Preservation of accuracy and reduction in computational cost under aggressive model compression (MaskSparsity).
Stability and accuracy gains in NLP, sequence labeling, and parsing tasks via structure decomposition and SR decoding, with documented reductions in F1 error by up to 36% on high-order models (Sun et al., 2017, Sun, 2014).
Robust error suppression and detail preservation in diffusion-based low-light image enhancement via global structure-aware loss (Hou et al., 2023).
Quantifiable improvements in calibration and out-of-domain generalization through adaptive output regularization (Li et al., 2020, Mao et al., 2020).
Enhanced clustering fidelity and interpretability in graph-based learning, with strict gains over classical network Lasso and related methods (You et al., 2020).
Consistent improvements in dictionary and sparse-coding benchmarks through hierarchical and topographic group sparsity (Mairal et al., 2011, Yankelevsky et al., 2016).

Limitations include increased algorithmic complexity and new hyperparameters (e.g., mask thresholds, decomposition factor $\alpha$ , cluster sizes, Laplacian weights) that require careful cross-validation, and in some cases, structural estimation can be sensitive to mis-specification or small sample size. The design of structural priors (masks, graphs, grouping schemes) strongly influences performance and must align with the true underlying data or domain structure. Reliable estimation of local complexity measures or nonparametric label overlaps can be challenging in high-dimensional settings.

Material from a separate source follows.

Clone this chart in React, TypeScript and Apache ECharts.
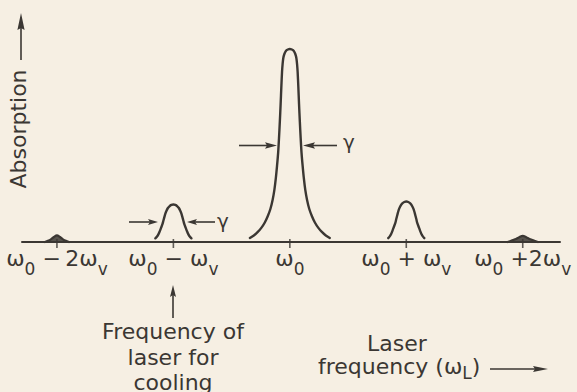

Structure-aware regularization encapsulates a rigorous, often problem-specific modification of regularization strategies designed to exploit and preserve structural properties in learning and optimization, yielding superior generalization, interpretability, and robustness across diverse application domains. Theoretical analysis has provided sharp bounds on generalization error and model selection consistency, while empirical studies consistently validate substantial performance gains relative to traditional regularizers.